No lo vimos. ¿Lo vemos? Así titula Cadem un estudio que compara las apreciaciones sobre el “estallido” en octubre de 2019 y hoy.
La mayoría de los encuestados estima que sus consecuencias fueron negativas y condena la violencia que lo rodeó. No obstante, juzga que sus causas fueron justas y que respondió a un descontento generalizado. Solo un ínfimo segmento, identificado con la derecha, insiste con que fue un mero asunto de orden público provocado por grupos organizados. Si el “octubrismo” envejeció mal, la tesis de la “revuelta político-delictual” no lo ha hecho mejor.

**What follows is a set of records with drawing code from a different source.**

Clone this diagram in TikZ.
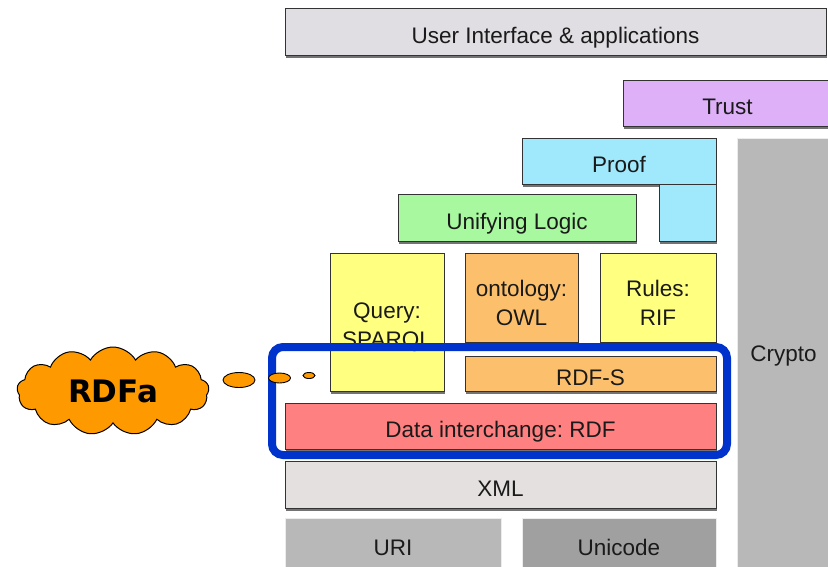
\documentclass[tikz,border=0pt]{standalone}
\usepackage{fontspec}
\setmainfont{Liberation Sans}
\newfontfamily\dejavu{DejaVu Sans}
\usetikzlibrary{shadows,shapes.geometric,shapes.symbols}
\definecolor{uicol}{HTML}{E0DEE2}
\definecolor{trustcol}{HTML}{DDB0F8}
\definecolor{proofcol}{HTML}{A0E8FC}
\definecolor{logiccol}{HTML}{A8F8A0}
\definecolor{yelcol}{HTML}{FFFF80}
\definecolor{orgcol}{HTML}{FCC06C}
\definecolor{rdfcol}{HTML}{FF8080}
\definecolor{xmlcol}{HTML}{E4E0E0}
\definecolor{uricol}{HTML}{B8B8B8}
\definecolor{unicol}{HTML}{A0A0A0}
\definecolor{cryptocol}{HTML}{B8B8B8}
\definecolor{framecol}{HTML}{0033CC}
\definecolor{rdfacol}{HTML}{FF9900}
\definecolor{txtcol}{HTML}{1A1A1A}
\frenchspacing
\begin{document}
\begin{tikzpicture}[x=1pt,y=-1pt,
  box/.style={draw=black!80, line width=0.9pt, inner sep=0pt, text=txtcol,
    font=\fontsize{22.5}{29}\selectfont},
  sz/.style 2 args={minimum width=#1pt, minimum height=#2pt},
  sh/.style={drop shadow={shadow xshift=0.8pt, shadow yshift=-2.8pt, opacity=0.55, fill=black}},
  oneline/.style={text height=25pt, text depth=2pt},
  flatbox/.style={draw=gray!15, line width=1pt, inner sep=0pt, text=txtcol,
    font=\fontsize{22.5}{29}\selectfont},
  bubble/.style={ellipse, draw=black, line width=0.9pt, fill=rdfacol, inner sep=0pt},
  rdfframe/.style={draw=framecol, line width=8pt, rounded corners=11pt, inner sep=0pt}
]
\useasboundingbox (0,0) rectangle (828,566);
\fill[white] (0,0) rectangle (828,566);

% top layers
\node[box,sh,oneline,fill=uicol,sz={541}{47}] (ui) at (555.5,31.5) {User Interface \& applications};
\node[box,sh,oneline,fill=trustcol,sz={209}{46}] (trust) at (727.5,103) {Trust};
\node[box,sh,oneline,fill=proofcol,sz={194}{46}] (proof) at (619,161) {Proof};
\node[box,sh,fill=proofcol,sz={57}{57}] (proofleg) at (687.5,212.5) {};
\node[flatbox,fill=cryptocol,text height=17pt,text depth=2pt,sz={93}{432}] (crypto) at (783.5,354) {Crypto};
\node[box,sh,oneline,fill=logiccol,sz={238}{47}] (logic) at (517,217.5) {Unifying Logic};

% middle layers
\node[box,sh,fill=yelcol,align=center,sz={114}{138}] (query) at (387,322)
  {\rule{0pt}{27pt}Query:\\SPARQL\rule[-2pt]{0pt}{2pt}};
\node[box,sh,fill=orgcol,align=center,sz={113}{89}] (owl) at (521.5,297.5)
  {\rule{0pt}{28pt}ontology:\\OWL\rule[-2pt]{0pt}{2pt}};
\node[box,sh,fill=yelcol,align=center,sz={116}{89}] (rif) at (658,297.5)
  {\rule{0pt}{28pt}Rules:\\RIF\rule[-2pt]{0pt}{2pt}};
\node[box,sh,oneline,fill=orgcol,sz={251}{35}] (rdfs) at (590.5,373.5) {RDF-S};
\node[box,sh,oneline,fill=rdfcol,sz={431}{46}] (rdf) at (500.5,426) {Data interchange: RDF};

% bottom layers
\node[box,sh,oneline,fill=xmlcol,sz={431}{47}] (xml) at (500.5,484.5) {XML};
\node[flatbox,oneline,fill=uricol,sz={216}{52}] (uri) at (393,544) {URI};
\node[flatbox,oneline,fill=unicol,sz={194}{52}] (unicode) at (619,544) {Unicode};

% highlight frame
\node[rdfframe,sz={455}{108}] (frame) at (499.5,401) {};

% RDFa thought cloud
\node[cloud, cloud puffs=13, cloud puff arc=120, aspect=2.2, draw=black, line width=1pt,
  fill=rdfacol, minimum width=192pt, minimum height=88pt, inner sep=0pt,
  font=\dejavu\bfseries\fontsize{31}{31}\selectfont, text=black] (rdfa) at (113,391) {RDFa};
\node[bubble, minimum width=32pt, minimum height=15pt] (bub1) at (239,380) {};
\node[bubble, minimum width=22pt, minimum height=10pt] (bub2) at (279.5,378) {};
\node[bubble, minimum width=12pt, minimum height=6pt] (bub3) at (309,375.5) {};
\end{tikzpicture}
\end{document}
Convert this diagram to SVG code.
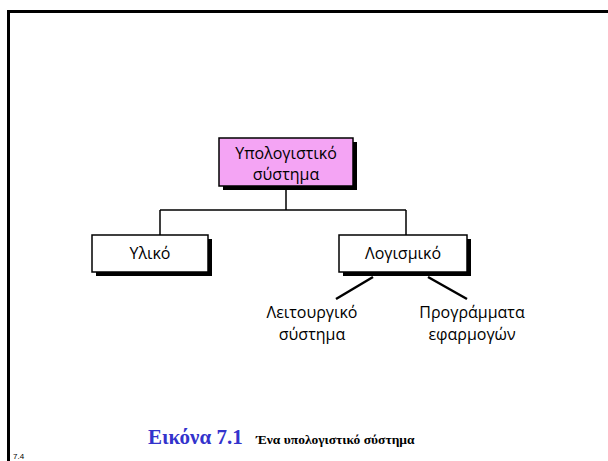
<svg xmlns="http://www.w3.org/2000/svg" width="608" height="461" viewBox="0 0 608 461">
<style>
.box{stroke:#000;stroke-width:1.5}
.shadow{fill:#000}
.lbl{font-family:"Open Sans","Liberation Sans",sans-serif;font-size:16px;fill:#000;text-anchor:middle}
.conn{stroke:#000;stroke-width:1.5;fill:none}
.diag{stroke:#000;stroke-width:2.5;fill:none}
</style>
<rect width="608" height="461" fill="#fff"/>
<path d="M8.5 461 V11.5 H608" fill="none" stroke="#000" stroke-width="3"/>
<g id="connectors">
<path class="conn" d="M286 186 V210 M160 210 H406 M160 210 V235 M406 210 V235"/>
<path class="diag" d="M373 277 L336 299 M428 277 L467 299"/>
</g>
<g id="root">
<rect class="shadow" x="223" y="142" width="134" height="48"/>
<rect class="box" x="219" y="138" width="134" height="48" fill="#f4a4f4"/>
<text class="lbl" x="286" y="159">Υπολογιστικό</text>
<text class="lbl" x="286" y="180">σύστημα</text>
</g>
<g id="hardware">
<rect class="shadow" x="96" y="239" width="116" height="37"/>
<rect class="box" x="92" y="235" width="116" height="37" fill="#fff"/>
<text class="lbl" x="150" y="259">Υλικό</text>
</g>
<g id="software">
<rect class="shadow" x="343" y="239" width="128" height="37"/>
<rect class="box" x="339" y="235" width="128" height="37" fill="#fff"/>
<text class="lbl" x="403" y="259">Λογισμικό</text>
</g>
<g id="os">
<text class="lbl" x="312" y="318">Λειτουργικό</text>
<text class="lbl" x="312" y="340">σύστημα</text>
</g>
<g id="apps">
<text class="lbl" x="472" y="318">Προγράμματα</text>
<text class="lbl" x="472" y="340">εφαρμογών</text>
</g>
<text x="148" y="444" font-family="Liberation Serif,serif" font-weight="bold" font-size="21" fill="#3333cc">Εικόνα 7.1</text>
<text x="256" y="444" font-family="Liberation Serif,serif" font-weight="bold" font-size="13.5" fill="#000">Ένα υπολογιστικό σύστημα</text>
<text x="13" y="459" font-family="Liberation Sans,sans-serif" font-size="8" fill="#000">7.4</text>
</svg>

A pesar del tiempo transcurrido aún se recuerdan las frases de autoridades aludiendo a “levantarse temprano”, “comprar flores”, “hacer vida social en las colas”, o al “bingo” y al “oasis”. Se encarna en ellas la mirada de una tecno-aristocracia impermeable a los grados de igualdad (si no material, al menos simbólica) alcanzados por la sociedad chilena con la expansión de la democracia, la educación y las redes sociales.
El “estallido” fue la actuación colectiva y anónima de una indignación acumulada frente a una élite endogámica y ensimismada, indiferente a los apremios y angustias de la población. Esta crisis de representación no era nueva: se había venido incubando desde a lo menos una década y media. En palabras del cientista-político Juan Pablo Luna, ella vuelve imposible la función básica de la democracia: “sincronizar las urgencias subjetivas de la sociedad con la temporalidad (más lenta) de las dinámicas institucionales de la política pública”.
El “estallido”, entonces, sirvió como un megáfono a través del cual millones de compatriotas salieron a expresar algo muy básico: “estamos aquí, véannos; no somos niños ni alienígenas, sino humanos adultos; no aceptamos vivir marginalizados en una periferia cruzada por autopistas que no utilizamos, ni bajo tierra hacinados en el metro”. Si para hacerse oír había que salir a las calles y hacer barricadas, o sumarse a marchas y manifestaciones, se hizo; y si había que respaldar o mirar para el lado cuando irrumpían los piquetes que atacaban a carabineros, saqueaban supermercados o destruían la infraestructura pública, también se hizo.
Los costos del “estallido” no fueron iguales para todos. En los barrios acomodados fue un espectáculo dantesco que se vio por televisión, no se vivió en forma directa. En las comunas populares, en cambio, fue una experiencia que derivó en la auto-amputación de bienes y servicios indispensables, como farmacias, supermercados, postas, edificios consistoriales, oficinas del registro civil, buses y el propio metro. El “estallido”, en este sentido, tuvo algo de un acto sacrificial dirigido a sensibilizar a quienes tendrían el control sobre un orden que gira sobre sí mismo sin dotar a la vida de un sentido; un sentido como aquel que antaño brotaba del relato modernizador (prosperidad, igualdad, emparejar la cancha), y aún mucho más profundamente, de la salvación que prometían las hoy desgastadas creencias religiosas.
¿Se escuchó ese grito agónico? Solo parcialmente.
Conmovidas y asustadas, las élites políticas y económicas se abrieron a cambios hasta entonces resistidos, pero esto duró solo hasta que se apagaron las movilizaciones. El proceso constitucional encendió nuevamente algunas expectativas, pero ellas también se extinguieron ante conductas y propuestas maximalistas que reanimaron el miedo al cambio. Al final todo quedó igual; o peor, por los costos del “estallido”, la pandemia, y más encima, de un mundo en guerra.
A pesar del descontrol y la violencia, el 18-O fue un acto comunitario y de esperanza, señala Cadem. Gran parte de la población declara haber participado, pero ello fue en vano, pues la vida desde entonces se ha vuelto más difícil. No es raro entonces que cunda el fatalismo y la desesperanza respecto de las posibilidades de cambio a través de una acción asociativa.
La explosión pública del 18-O dejó paso entonces a la implosión individual. El “estallido” se privatizó, lo que seguro influye en la pandemia de salud mental en curso. Pero ayer y hoy la demanda de la población es la misma: seguridad; seguridad ante la vejez, la enfermedad, el desempleo, y hoy en forma prioritaria, ante la delincuencia. Si las instituciones no actúan para responder a esta súplica, que nadie diga nuevamente que no se vio venir.